Group of  Theoretical methods:

  • Thermo-EMF theory for proton conductive oxides was evaluated. The proposed approach described thermo-EMF data and for the first time allowed determining concentration and transfer heat for protons in oxides.
  • Theory of low temperature oxide properties determined by the tunnel centers (OH) was developed. Abnormally large values of isotope effects H/D/T for these properties were predicted.
  • Significant thermodynamic isotope effect H/D/T, its unusual behavior in kinetic isotope effects in proton-conductive oxides was predicted theoretically.
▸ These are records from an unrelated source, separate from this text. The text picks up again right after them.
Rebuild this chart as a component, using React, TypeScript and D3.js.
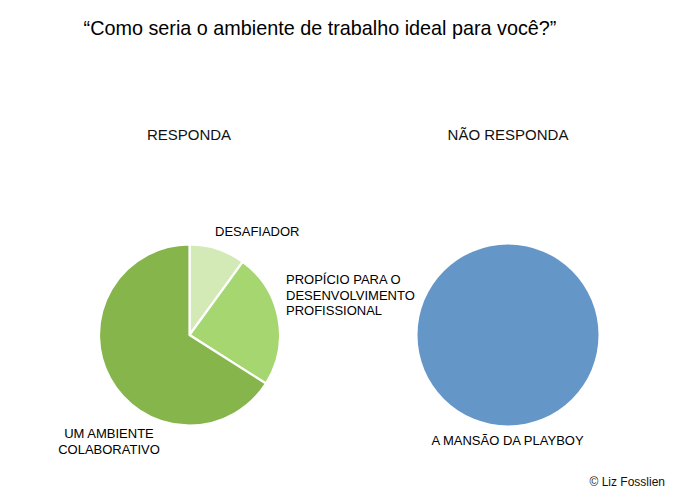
import { useEffect, useRef } from 'react';
import * as d3 from 'd3';

const title = '\u201CComo seria o ambiente de trabalho ideal para voc\u00EA?\u201D';

// left pie
const leftTitle = 'RESPONDA';
const leftCategories = ['DESAFIADOR', 'PROPÍCIO PARA O DESENVOLVIMENTO PROFISSIONAL', 'UM AMBIENTE COLABORATIVO'];
const leftValues = [10, 24, 66];
const leftColors = ['#d3eab7', '#a6d670', '#86b54b'];

// right pie
const rightTitle = 'NÃO RESPONDA';
const rightCategories = ['A MANSÃO DA PLAYBOY'];
const rightValues = [100];
const rightColors = ['#6596c8'];

const credit = '© Liz Fosslien';

const W = 680;
const H = 500;
const FONT = '"Liberation Sans", Arial, Helvetica, sans-serif';

export default function App() {
  const svgRef = useRef<SVGSVGElement>(null);

  useEffect(() => {
    if (!svgRef.current) return;
    const svg = d3.select(svgRef.current);
    svg.selectAll('*').remove();

    svg.append('rect').attr('width', W).attr('height', H).attr('fill', '#fff');

    svg.append('text')
      .attr('x', 320).attr('y', 35)
      .attr('text-anchor', 'middle')
      .attr('font-size', 19.8)
      .attr('fill', '#000')
      .text(title);

    const r = 90.5;
    const arc = d3.arc<d3.PieArcDatum<number>>().innerRadius(0).outerRadius(r);
    const pie = d3.pie<number>().sort(null);

    // Left pie
    const gl = svg.append('g').attr('transform', 'translate(189.5,335)');
    gl.selectAll('path')
      .data(pie(leftValues))
      .enter()
      .append('path')
      .attr('d', arc)
      .attr('fill', (_, i) => leftColors[i])
      .attr('stroke', '#fff')
      .attr('stroke-width', 2.2)
      .attr('stroke-linejoin', 'round');

    // Right pie
    const gr = svg.append('g').attr('transform', 'translate(508,335)');
    gr.selectAll('path')
      .data(pie(rightValues))
      .enter()
      .append('path')
      .attr('d', arc)
      .attr('fill', (_, i) => rightColors[i]);

    // headers
    svg.append('text').attr('x', 189).attr('y', 140).attr('text-anchor', 'middle')
      .attr('font-size', 15).attr('fill', '#111').text(leftTitle);
    svg.append('text').attr('x', 508).attr('y', 140).attr('text-anchor', 'middle')
      .attr('font-size', 15).attr('fill', '#111').text(rightTitle);

    const label = (lines: string[], x: number, y: number, anchor: string) => {
      const t = svg.append('text')
        .attr('x', x).attr('y', y)
        .attr('text-anchor', anchor)
        .attr('font-size', 13)
        .attr('fill', '#000');
      lines.forEach((l, i) => {
        t.append('tspan').attr('x', x).attr('y', y + i * 15.5).text(l);
      });
    };

    label([leftCategories[0]], 215, 236, 'start');
    label(['PROPÍCIO PARA O', 'DESENVOLVIMENTO', 'PROFISSIONAL'], 286, 284, 'start');
    label(['UM AMBIENTE', 'COLABORATIVO'], 109, 438, 'middle');
    label([rightCategories[0]], 507.5, 445, 'middle');

    svg.append('text').attr('x', 665).attr('y', 486).attr('text-anchor', 'end')
      .attr('font-size', 12).attr('fill', '#111').text(credit);
  }, []);

  return (
    <svg
      ref={svgRef}
      width={W}
      height={H}
      style={{ position: 'absolute', left: 0, top: 0, fontFamily: FONT }}
    />
  );
}
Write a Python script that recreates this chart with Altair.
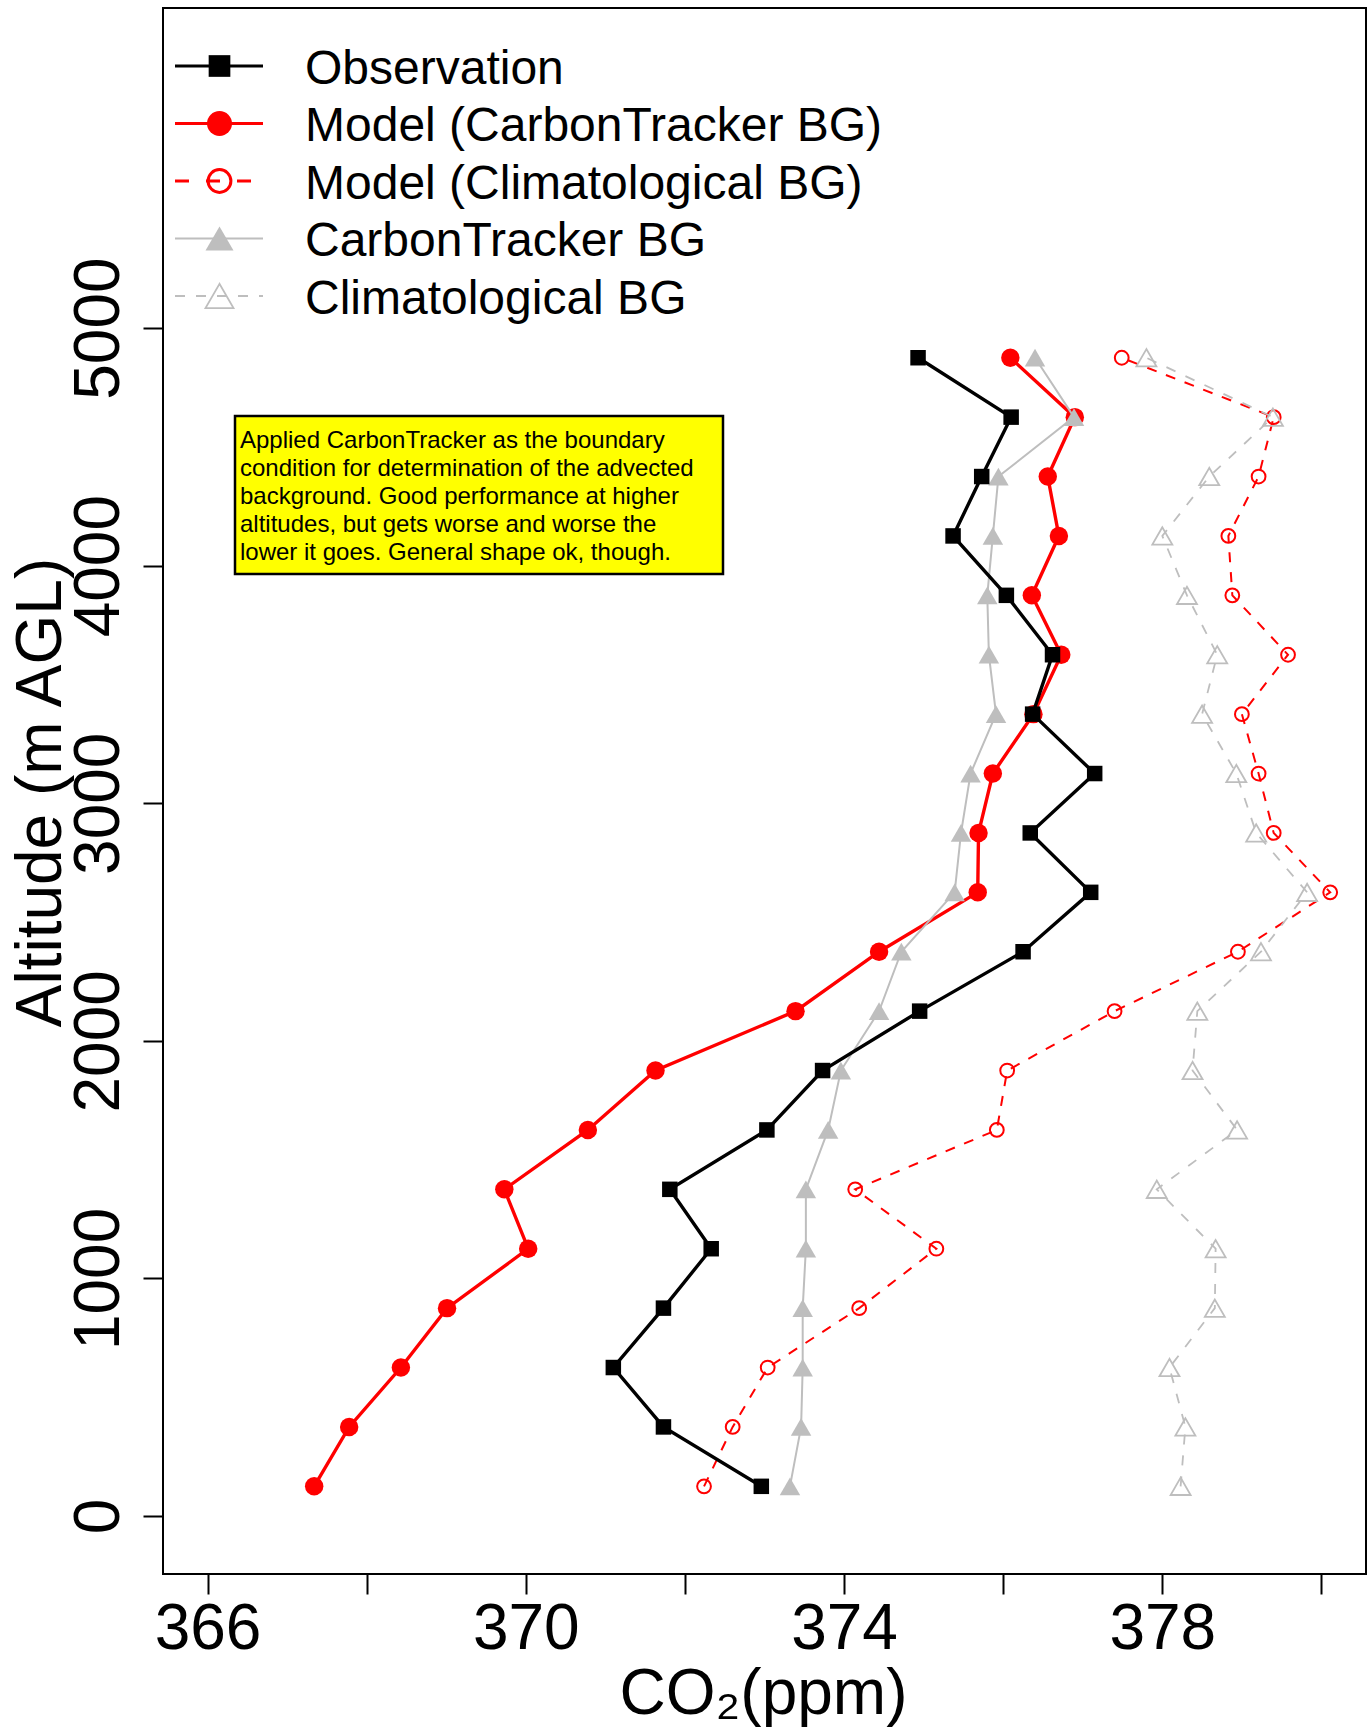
import altair as alt
import pandas as pd

FONT = "Liberation Sans"

# ---------------- data ----------------
altitude = [125, 375, 625, 875, 1125, 1375, 1625, 1875, 2125, 2375,
            2625, 2875, 3125, 3375, 3625, 3875, 4125, 4375, 4625, 4875]

observation = [372.96, 371.73, 371.10, 371.73, 372.33, 371.81, 373.03, 373.73, 374.95, 376.25,
               377.10, 376.34, 377.15, 376.37, 376.62, 376.04, 375.37, 375.73, 376.10, 374.93]

model_ct = [367.34, 367.78, 368.43, 369.01, 370.03, 369.73, 370.78, 371.63, 373.39, 374.44,
            375.68, 375.69, 375.87, 376.38, 376.73, 376.36, 376.70, 376.56, 376.90, 376.09]

model_clim = [372.24, 372.60, 373.04, 374.19, 375.16, 374.14, 375.92, 376.05, 377.40, 378.95,
              380.11, 379.40, 379.21, 379.00, 379.58, 378.88, 378.83, 379.21, 379.40, 377.49]

ct_bg = [373.32, 373.46, 373.48, 373.48, 373.52, 373.52, 373.80, 373.96, 374.44, 374.72,
         375.39, 375.47, 375.59, 375.91, 375.82, 375.80, 375.87, 375.94, 376.89, 376.40]

clim_bg = [378.23, 378.29, 378.09, 378.66, 378.67, 377.93, 378.94, 378.38, 378.44, 379.24,
           379.82, 379.18, 378.93, 378.50, 378.69, 378.31, 378.00, 378.59, 379.39, 377.80]

series_names = ["Observation", "Model (CarbonTracker BG)", "Model (Climatological BG)",
                "CarbonTracker BG", "Climatological BG"]
series_values = [observation, model_ct, model_clim, ct_bg, clim_bg]

x_ticks = [366, 368, 370, 372, 374, 376, 378, 380]
y_ticks = [0, 1000, 2000, 3000, 4000, 5000]

note_lines = ["Applied CarbonTracker as the boundary",
              "condition for determination of the advected",
              "background. Good performance at higher",
              "altitudes, but gets worse and worse the",
              "lower it goes. General shape ok, though."]

# ---------------- styles ----------------
styles = {
    "Observation": dict(color="black", lw=3.4, dash=None, shape="square", filled=True, size=240, sw=0,
                        lg_lw=3.2, lg_dash=None, lg_size=470, lg_sw=0),
    "Model (CarbonTracker BG)": dict(color="#FF0000", lw=3.4, dash=None, shape="circle", filled=True, size=340, sw=0,
                                     lg_lw=3.2, lg_dash=None, lg_size=625, lg_sw=0),
    "Model (Climatological BG)": dict(color="#FF0000", lw=2, dash=[10, 10], shape="circle", filled=False, size=190, sw=2,
                                      lg_lw=3, lg_dash=[14, 17], lg_size=520, lg_sw=3),
    "CarbonTracker BG": dict(color="#BEBEBE", lw=2, dash=None, shape="triangle-up", filled=True, size=420, sw=0,
                             lg_lw=2, lg_dash=None, lg_size=784, lg_sw=0),
    "Climatological BG": dict(color="#BEBEBE", lw=1.8, dash=[10, 11], shape="triangle-up", filled=False, size=400, sw=1.8,
                              lg_lw=1.8, lg_dash=[10, 11], lg_size=784, lg_sw=1.8),
}

draw_order = ["Model (CarbonTracker BG)", "Model (Climatological BG)", "Climatological BG",
              "CarbonTracker BG", "Observation"]

xscale = alt.Scale(domain=[365.44, 380.56], nice=False, zero=False)
yscale = alt.Scale(domain=[-244, 6347], nice=False, zero=False)

x_axis = alt.Axis(
    values=x_ticks,
    labelExpr="(datum.value - 366) % 4 == 0 ? datum.label : ''",
    tickSize=20, tickWidth=2, tickColor="black", domain=False, grid=False,
    labelFont=FONT, labelFontSize=64, labelColor="black", labelPadding=3,
    labelOverlap=False, labelFlush=False,
    title="CO\u2082(ppm)", titleFont=FONT, titleFontSize=64, titleFontWeight="normal",
    titleColor="black", titleX=600, titleY=139, titleAlign="center", titleBaseline="alphabetic",
)
y_axis = alt.Axis(
    values=y_ticks, format="d",
    tickSize=20, tickWidth=2, tickColor="black", domain=False, grid=False,
    labelFont=FONT, labelFontSize=64, labelColor="black", labelPadding=25,
    labelAngle=270, labelAlign="center", labelBaseline="alphabetic",
    labelOverlap=False, labelFlush=False,
    title="Altitude (m AGL)", titleFont=FONT, titleFontSize=64, titleFontWeight="normal",
    titleColor="black", titleAngle=270, titleX=-103, titleY=784,
    titleAlign="center", titleBaseline="alphabetic",
)

layers = []
for name in draw_order:
    st = styles[name]
    vals = series_values[series_names.index(name)]
    df = pd.DataFrame({"co2": vals, "altitude": altitude})
    enc = dict(
        x=alt.X("co2:Q", scale=xscale, axis=x_axis),
        y=alt.Y("altitude:Q", scale=yscale, axis=y_axis),
    )
    line_kw = dict(color=st["color"], strokeWidth=st["lw"], clip=True)
    if st["dash"]:
        line_kw["strokeDash"] = st["dash"]
    line = alt.Chart(df).mark_line(**line_kw).encode(order=alt.Order("altitude:Q"), **enc)
    pt_kw = dict(shape=st["shape"], filled=st["filled"], size=st["size"], color=st["color"], opacity=1)
    if not st["filled"]:
        pt_kw["strokeWidth"] = st["sw"]
    pts = alt.Chart(df).mark_point(**pt_kw).encode(**enc)
    layers += [line, pts]

# ---------------- legend (drawn, R-style, no box) ----------------
one = pd.DataFrame({"k": [0]})
for i, name in enumerate(series_names):
    st = styles[name]
    yy = 58 + 57.5 * i
    rule_kw = dict(color=st["color"], strokeWidth=st["lg_lw"])
    if st["lg_dash"]:
        rule_kw["strokeDash"] = st["lg_dash"]
    layers.append(alt.Chart(one).mark_rule(**rule_kw).encode(
        x=alt.value(12), x2=alt.value(100), y=alt.value(yy)))
    pk = dict(shape=st["shape"], filled=st["filled"], size=st["lg_size"], color=st["color"], opacity=1)
    if not st["filled"]:
        pk["strokeWidth"] = st["lg_sw"]
    layers.append(alt.Chart(one).mark_point(**pk).encode(x=alt.value(56.5), y=alt.value(yy)))
    layers.append(alt.Chart(one).mark_text(
        text=name, align="left", baseline="alphabetic", font=FONT, fontSize=48, color="black"
    ).encode(x=alt.value(142), y=alt.value(yy + 17.5)))

# ---------------- annotation box ----------------
layers.append(alt.Chart(one).mark_rect(fill="#FFFF00", stroke="black", strokeWidth=2.5).encode(
    x=alt.value(72), x2=alt.value(560), y=alt.value(408), y2=alt.value(566)))
layers.append(alt.Chart(one).mark_text(
    text=note_lines, align="left", baseline="alphabetic", font=FONT, fontSize=24,
    lineHeight=28, color="black"
).encode(x=alt.value(77), y=alt.value(440)))

chart = alt.layer(*layers).properties(
    width=1203, height=1566,
    padding={"left": 163, "top": 8, "right": 1, "bottom": 156},
    autosize=alt.AutoSizeParams(type="none"),
    background="white",
).configure_view(stroke="black", strokeWidth=2)

chart.save("out.html", embed_options={"renderer": "svg", "actions": False})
The effect was confirmed experimentally.
  • Significant isotope effects H/D in conductivity of “hydrogen-free” current carriers for proton conductive oxides were theoretically predicted. This isotope effect in hole conduction was confirmed experimentally for electrotransport in BaZr0.9Y0.1O3-δ.
  • New method of studying the H/D isotope separation effect in the “nonstoihiometric oxide-gas” system was developed; the theoretical foundations and the first experimental confirmation of the isotope effect H/D for the hydrogen solubility in proton-conductive oxides were suggested.
  • Method of direct statistic-thermodynamic computer simulation and modeling of the nonstoihiometric compositions balance with gas phase for materials with complex electron structure and essentially nonideal ion subsystem was formulated.
  • Theory of defect formation and hydrogen dissolution in acceptor-doped proton conductive oxides based on direct statistic-mechanic description of the oxide-gas balance considering electron-hole and phonon subsystems was proposed. The data on hydrogen solubility and on contribution of different types of carriers to charge transfer for some oxides with fluorite and perovskite structures were explained using this theory.
  • New approach to the issue of phase transition between phases separated by energy barrier (the Kramers problem) using the discrete Wiener-Hopf equation was presented. This served as a foundation for an original process kinetics modeling technique of transfer processes in solid electrolytes which includes impact of medium-thermostat.

Applied research:

  • Software package of SEM image processing for functional electrochemical material microstructure description using the following parameters: porosity, phase fraction (for composite materials), distribution functions of pores sizes, and phase particles, extension of triple phase boundary, surface of grain contacts.
  • Program for calculation the rate of interphase exchange, diffusion coefficient and contribution of three types exchange obtained by isotope exchange method with gas phase analysis. The certificate of authorial registration in RUSPATENT N 20116140003 dated 24.05.2011.
  • Program for calculation of chemical coefficient exchange and diffusion coefficient according to data obtained by electroconductivity relaxation method. The certificate of authorial registration in RUSPATENT N 2011614002 dated 2.05.2011.
  • Software package for the tortuousness factor calculation by the Monte-Carlo method. The certificate of authorial registration in RUSPATENT N 2013660729 dated 18.11.2013.
  • Potentiometric sensors on the base of solid electrolytes for measuring the oxygen partial pressure in gas phase. These sensors are able to determine pO2 in the concentration range from pure oxygen to highly reducing medium containing hydrogen, nitrogen, and aqueous vapor. They are utilized to control vehicle exhaust gases and stationary fuel-firing arrangements in order to decrease noxious emissions and to increase energy efficiency; to control the composition of protected and technological gas medium in electronic industry and processes of thermochemical material treatment, in burning furnaces of ceramic industry; to determine oxygen in molten metals.
  • Electrochemical oxygen pumps which allows to produce extremely pure oxygen and to maintain controlled atmosphere to pO2=10 – 20 atm. They are used in medicine, in research organizations for performing experiments in controlled medium.